从更宏观的角度看,《哪吒》现象折射出当代中国青年在个体觉醒与传统回归之间的精神摇摆。一方面,电影强调个人对命运的主宰权,呼应了改革开放以来不断强化的个体主义价值观;另一方面,哪吒最终选择牺牲自我拯救陈塘关百姓,又体现了传统文化中"舍生取义"的集体主义精神。这种看似矛盾的价值并置,恰恰反映了当代青年的真实心态——他们既渴望个人价值的充分实现,又无法完全摆脱文化基因中的责任伦理;既向往西方个人主义的自由,又难以割舍东方文化中的关系纽带。哪吒最终"肉身成圣"的结局,或许暗示了一种理想的和解:在充分发展个性的同时,实现与社会、与传统的创造性融合。

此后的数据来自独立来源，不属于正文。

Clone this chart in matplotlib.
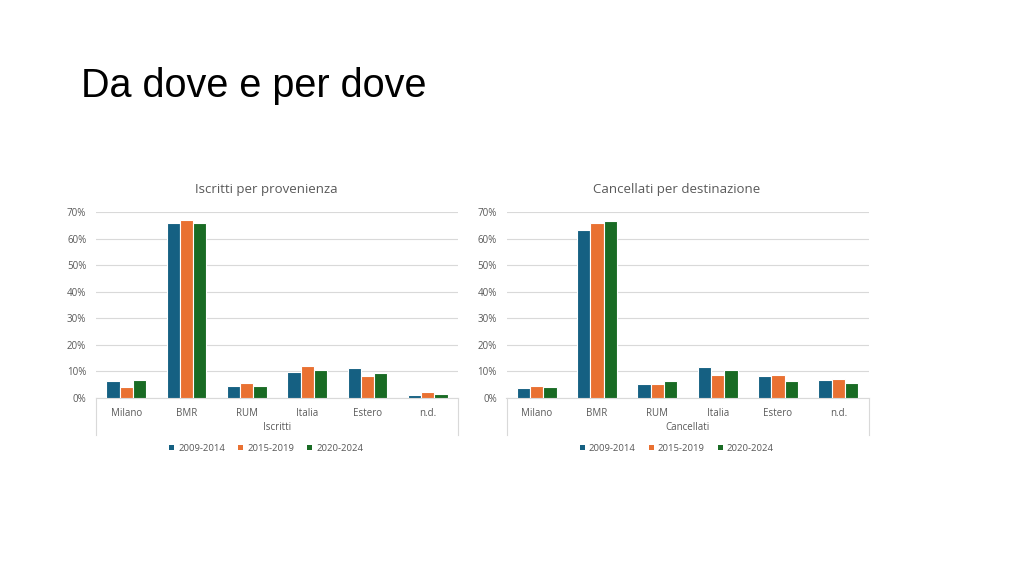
import matplotlib
matplotlib.use('Agg')
import matplotlib.pyplot as plt
import numpy as np
from matplotlib.lines import Line2D
from matplotlib.patches import Patch

categorie = ['Milano', 'BMR', 'RUM', 'Italia', 'Estero', 'n.d.']
periodi = ['2009-2014', '2015-2019', '2020-2024']
colori = ['#156082', '#E97132', '#196B24']

# quote in percentuale
iscritti_0914 = [6.4, 65.7, 4.7, 9.8, 11.2, 1.3]
iscritti_1519 = [4.3, 66.9, 5.5, 12.1, 8.2, 2.3]
iscritti_2024 = [6.9, 66.0, 4.7, 10.7, 9.4, 1.6]

cancellati_0914 = [3.7, 63.2, 5.3, 11.6, 8.3, 6.8]
cancellati_1519 = [4.7, 65.7, 5.3, 8.6, 8.6, 7.1]
cancellati_2024 = [4.3, 66.6, 6.5, 10.5, 6.3, 5.5]

grigio = '#595959'
font_grafico = 'Open Sans'


def disegnaGrafico(ax, serie, titolo, etichetta):
    x = np.arange(len(categorie))
    w = 0.22
    for i, valori in enumerate(serie):
        ax.bar(x + (i - 1) * w, np.array(valori) / 100, width=w, color=colori[i],
               edgecolor='white', linewidth=0.8, zorder=3)
    ax.set_xlim(-0.5, len(categorie) - 0.5)
    ax.set_ylim(0, 0.7)
    ax.set_yticks(np.arange(0, 0.71, 0.1))
    ax.set_yticklabels([f'{int(round(v * 100))}%' for v in np.arange(0, 0.71, 0.1)],
                       fontsize=7, color=grigio, family=font_grafico)
    ax.set_xticks(x)
    ax.set_xticklabels(categorie, fontsize=7, color=grigio, family=font_grafico)
    ax.tick_params(length=0, pad=7)
    ax.tick_params(axis='y', pad=7)
    ax.grid(axis='y', color='#D9D9D9', linewidth=0.8, zorder=0)
    for s in ['top', 'right', 'left']:
        ax.spines[s].set_visible(False)
    ax.spines['bottom'].set_color('#D9D9D9')
    ax.spines['bottom'].set_linewidth(0.8)
    ax.set_title(titolo, fontsize=9.5, color=grigio, family=font_grafico, pad=14, x=0.47)
    # riquadro etichetta gerarchica
    for xx in [0, 1]:
        ax.add_line(Line2D([xx, xx], [0, -0.2], transform=ax.transAxes,
                           color='#D9D9D9', linewidth=0.8, clip_on=False))
    ax.text(0.5, -0.16, etichetta, transform=ax.transAxes, ha='center', va='center',
            fontsize=7, color=grigio, family=font_grafico)
    maniglie = [Patch(facecolor=c, edgecolor='none') for c in colori]
    ax.legend(maniglie, periodi, loc='center', bbox_to_anchor=(0.47, -0.27),
              ncol=3, frameon=False, handlelength=0.55, handleheight=0.55,
              handletextpad=0.4, columnspacing=1.4, labelcolor=grigio,
              prop={'family': font_grafico, 'size': 6.8})


fig = plt.figure(figsize=(10.24, 5.76), dpi=100)
fig.patch.set_facecolor('white')

fig.text(81 / 1024, 1 - 86 / 576, 'Da dove e per dove', fontsize=28.5,
         family='Liberation Sans', color='black', ha='left', va='center')

ax1 = fig.add_axes([96 / 1024, 1 - 398 / 576, 362 / 1024, 186 / 576])
ax2 = fig.add_axes([506.5 / 1024, 1 - 398 / 576, 362 / 1024, 186 / 576])

disegnaGrafico(ax1, [iscritti_0914, iscritti_1519, iscritti_2024],
               'Iscritti per provenienza', 'Iscritti')
disegnaGrafico(ax2, [cancellati_0914, cancellati_1519, cancellati_2024],
               'Cancellati per destinazione', 'Cancellati')

fig.savefig('out.png', dpi=100)
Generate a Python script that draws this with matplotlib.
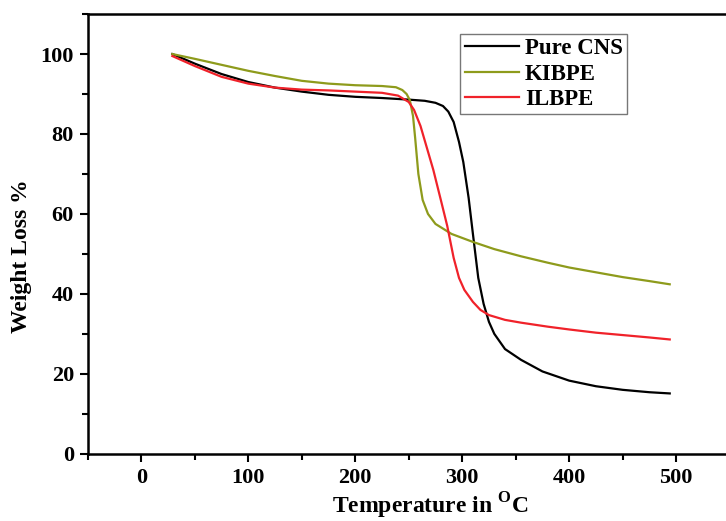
import matplotlib
matplotlib.use('Agg')
import matplotlib.pyplot as plt
from matplotlib.ticker import MultipleLocator

plt.rcParams['font.family'] = 'Liberation Serif'
plt.rcParams['font.weight'] = 'bold'
plt.rcParams['mathtext.fontset'] = 'custom'
plt.rcParams['mathtext.rm'] = 'Liberation Serif:bold'
plt.rcParams['mathtext.bf'] = 'Liberation Serif:bold'

# Pure CNS
cns_t = [29, 50, 75, 100, 125, 150, 175, 200, 225, 250, 265, 275, 282, 287, 292, 297,
         301, 306, 310, 315, 320, 325, 330, 340, 355, 375, 400, 425, 450, 475, 494]
cns_w = [100, 97.6, 95, 93, 91.6, 90.6, 89.8, 89.3, 89.0, 88.6, 88.3, 87.8, 87.0, 85.6, 83, 78,
         73, 64, 55, 44, 37.5, 33, 30, 26.2, 23.5, 20.6, 18.3, 16.9, 16.0, 15.4, 15.1]

# KIBPE
kib_t = [29, 50, 75, 100, 125, 150, 175, 200, 225, 238, 244, 248, 251, 254, 256, 259,
         263, 268, 275, 290, 310, 330, 355, 380, 400, 425, 450, 475, 494]
kib_w = [100, 98.8, 97.3, 95.8, 94.5, 93.3, 92.6, 92.2, 92.0, 91.7, 91.0, 90.0, 88.5, 84.5, 79, 70,
         63.5, 60, 57.5, 55, 53, 51.2, 49.4, 47.8, 46.6, 45.4, 44.2, 43.2, 42.4]

# ILBPE
ilb_t = [29, 50, 75, 100, 125, 150, 175, 200, 225, 240, 250, 255, 261, 267, 273, 280,
         286, 292, 297, 302, 310, 317, 325, 340, 355, 380, 400, 425, 450, 475, 494]
ilb_w = [99.5, 97, 94.3, 92.6, 91.6, 91.1, 90.9, 90.6, 90.3, 89.6, 88, 86, 82, 76.5, 71, 63.5,
         57, 49, 44, 41, 38, 36, 34.7, 33.5, 32.8, 31.8, 31.1, 30.3, 29.7, 29.1, 28.6]

fig = plt.figure(figsize=(7.26, 5.21), dpi=100)
ax = fig.add_axes([0.121, 0.129, 0.884, 0.844])

ax.plot(cns_t, cns_w, color='black', lw=1.6, label='Pure CNS')
ax.plot(kib_t, kib_w, color='#8e9b1c', lw=1.6, label='KIBPE')
ax.plot(ilb_t, ilb_w, color='#f0222a', lw=1.6, label='ILBPE')

ax.set_xlim(-50, 550)
ax.set_ylim(0, 110)
ax.xaxis.set_minor_locator(MultipleLocator(50))
ax.yaxis.set_major_locator(MultipleLocator(20))
ax.yaxis.set_minor_locator(MultipleLocator(10))
ax.set_xticks([0, 100, 200, 300, 400, 500])
ax.tick_params(which='major', direction='out', length=6, width=1.5, labelsize=16, pad=4)
ax.tick_params(which='minor', direction='out', length=4, width=1.5)
for s in ax.spines.values():
    s.set_linewidth(1.8)

ax.set_xlabel(r'Temperature in $^{\mathrm{O}}$C', fontsize=17, fontweight='bold')
ax.set_ylabel('Weight Loss %', fontsize=17, fontweight='bold')
ax.xaxis.set_label_coords(0.534, -0.083)
ax.yaxis.set_label_coords(-0.087, 0.45)

leg = ax.legend(loc='upper left', bbox_to_anchor=(0.58, 0.955), fontsize=16.5,
                frameon=True, fancybox=False, handlelength=2.36, borderaxespad=0,
                labelspacing=0.18, handletextpad=0.26, borderpad=0.2)
leg.get_frame().set_edgecolor('#555555')
leg.get_frame().set_linewidth(1.0)

fig.savefig('out.png', dpi=100)
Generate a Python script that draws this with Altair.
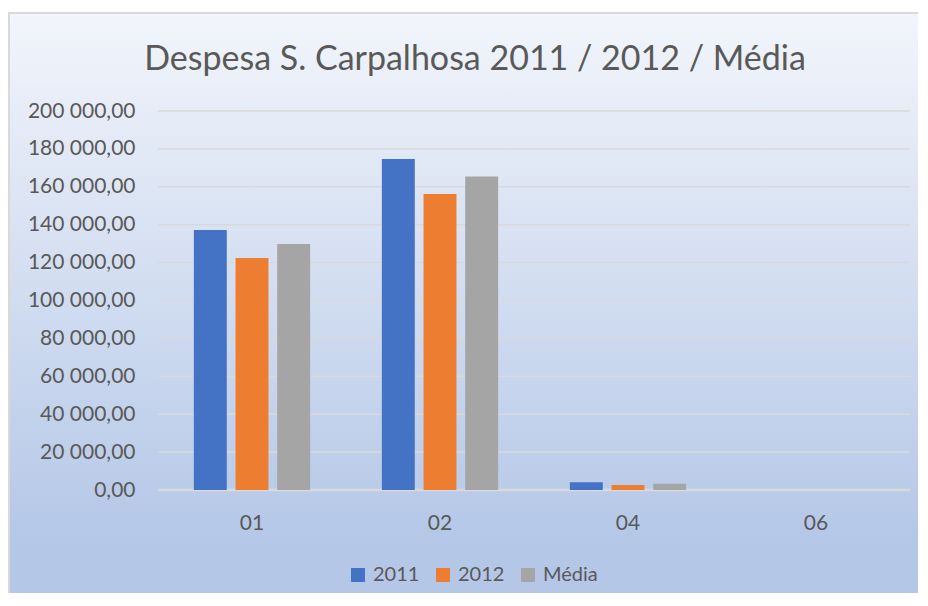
import altair as alt
import pandas as pd

TITLE = "Despesa S. Carpalhosa 2011 / 2012 / Média"
categories = ["01", "02", "04", "06"]
series = ["2011", "2012", "Média"]
values_2011 = [137200, 174700, 4060, 0]
values_2012 = [122400, 156200, 2640, 0]
values_media = [129800, 165450, 3350, 0]
y_ticks = [0, 20000, 40000, 60000, 80000, 100000, 120000, 140000, 160000, 180000, 200000]
colors = ["#4472C4", "#ED7D31", "#A5A5A5"]

rows = []
for s, vals in zip(series, [values_2011, values_2012, values_media]):
    for c, v in zip(categories, vals):
        rows.append({"cat": c, "serie": s, "valor": v})
df = pd.DataFrame(rows)

W, H = 752, 379
TXT = "#595959"
GRID = "#D9D9D9"
y_scale = alt.Scale(domain=[0, 200000], nice=False, zero=True)
y_axis = alt.Axis(title=None, values=y_ticks, format=",.2f", labelFontSize=21,
                  labelColor=TXT, labelPadding=23, ticks=False, domain=False,
                  grid=False, zindex=1)

gradient = alt.LinearGradient(
    gradient="linear", x1=0, y1=0, x2=0, y2=1,
    stops=[
        alt.GradientStop(color="#F2F5FB", offset=0),
        alt.GradientStop(color="#B4C7E7", offset=0.74),
        alt.GradientStop(color="#B4C7E7", offset=0.83),
        alt.GradientStop(color="#C7D5ED", offset=1),
    ],
)

bg = alt.Chart(pd.DataFrame({"a": [0]})).mark_rect(
    fill=gradient, stroke=GRID, strokeWidth=2, clip=False
).encode(
    x=alt.value(-149), x2=alt.value(820), y=alt.value(-98), y2=alt.value(620)
)

grid = alt.Chart(pd.DataFrame({"valor": y_ticks[1:]})).mark_rule(
    color=GRID, strokeWidth=1.5
).encode(y=alt.Y("valor:Q", scale=y_scale, axis=y_axis))

baseline = alt.Chart(pd.DataFrame({"valor": [0]})).mark_rule(
    color=GRID, strokeWidth=2.5
).encode(y=alt.Y("valor:Q", scale=y_scale, axis=y_axis))

bars = alt.Chart(df).mark_bar().encode(
    x=alt.X(
        "cat:N", sort=categories,
        scale=alt.Scale(paddingInner=0, paddingOuter=0),
        axis=alt.Axis(title=None, labelAngle=0, labelFontSize=21, labelColor=TXT,
                      labelPadding=22, ticks=False, domain=False, grid=False, zindex=1),
    ),
    xOffset=alt.XOffset("serie:N", sort=series,
                        scale=alt.Scale(paddingInner=0.21, paddingOuter=0.86)),
    y=alt.Y("valor:Q", scale=y_scale, axis=y_axis),
    color=alt.Color(
        "serie:N", sort=series,
        scale=alt.Scale(domain=series, range=colors),
        legend=alt.Legend(title=None, orient="none", legendX=190, legendY=454,
                          direction="horizontal", symbolType="square", symbolSize=196,
                          symbolStrokeWidth=0, labelFontSize=20, labelColor=TXT,
                          labelOffset=5, columnPadding=13, padding=0),
    ),
)

chart = alt.layer(bg, grid, baseline, bars).properties(
    width=W, height=H,
    autosize=alt.AutoSizeParams(type="none"),
    padding={"left": 150, "top": 103, "right": 8, "bottom": 103},
    title=alt.Title(text=TITLE, fontSize=34, fontWeight="normal", color=TXT,
                    anchor="middle", frame="group", dx=-59, offset=-92,
                    baseline="alphabetic"),
).configure(
    font="Lato",
    locale={"number": {"decimal": ",", "thousands": " ", "grouping": [3],
                       "currency": ["", " €"]}},
).configure_view(stroke=None)

chart.save("out.html", embed_options={"renderer": "svg", "actions": False})
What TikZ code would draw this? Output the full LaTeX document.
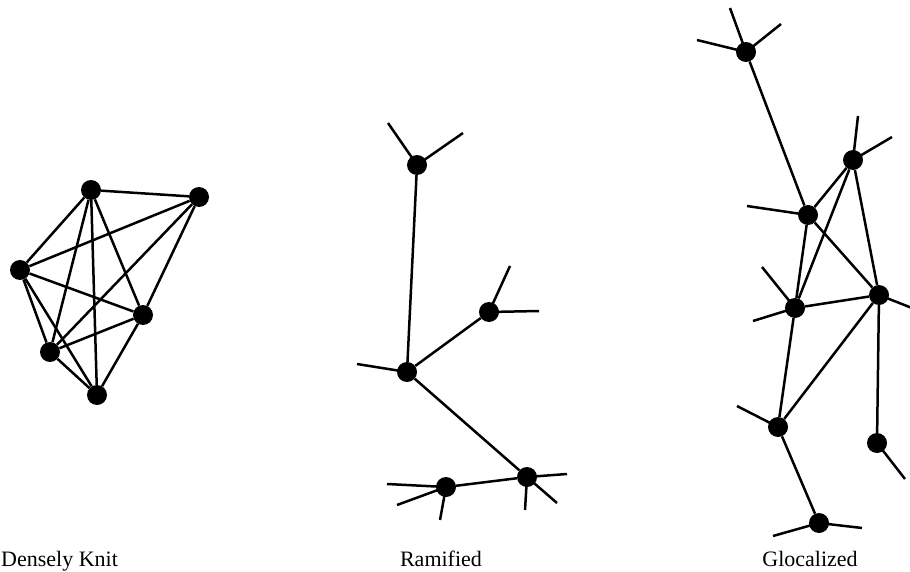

《哪吒之魔童降世》之所以能够超越年龄层与文化圈层引发广泛共鸣,正是因为它以神话的外壳,包裹了一个关于身份政治、命运自主与文化认同的现代寓言。在这个寓言中,每个年轻人都能看到自己的影子——被贴标签、被下定义、被预设人生轨迹,却又渴望突破这些外在约束,书写属于自己的生命叙事。哪吒最终没有改变自己魔丸的本质,但他改变了魔丸的意义;同样,当代青年或许无法完全摆脱社会赋予的各种"先天条件",但他们可以重新定义这些条件在自己生命中的位置与价值。这或许就是《哪吒》留给我们最宝贵的精神启示:成圣不必脱胎换骨,肉身亦可抵达超越。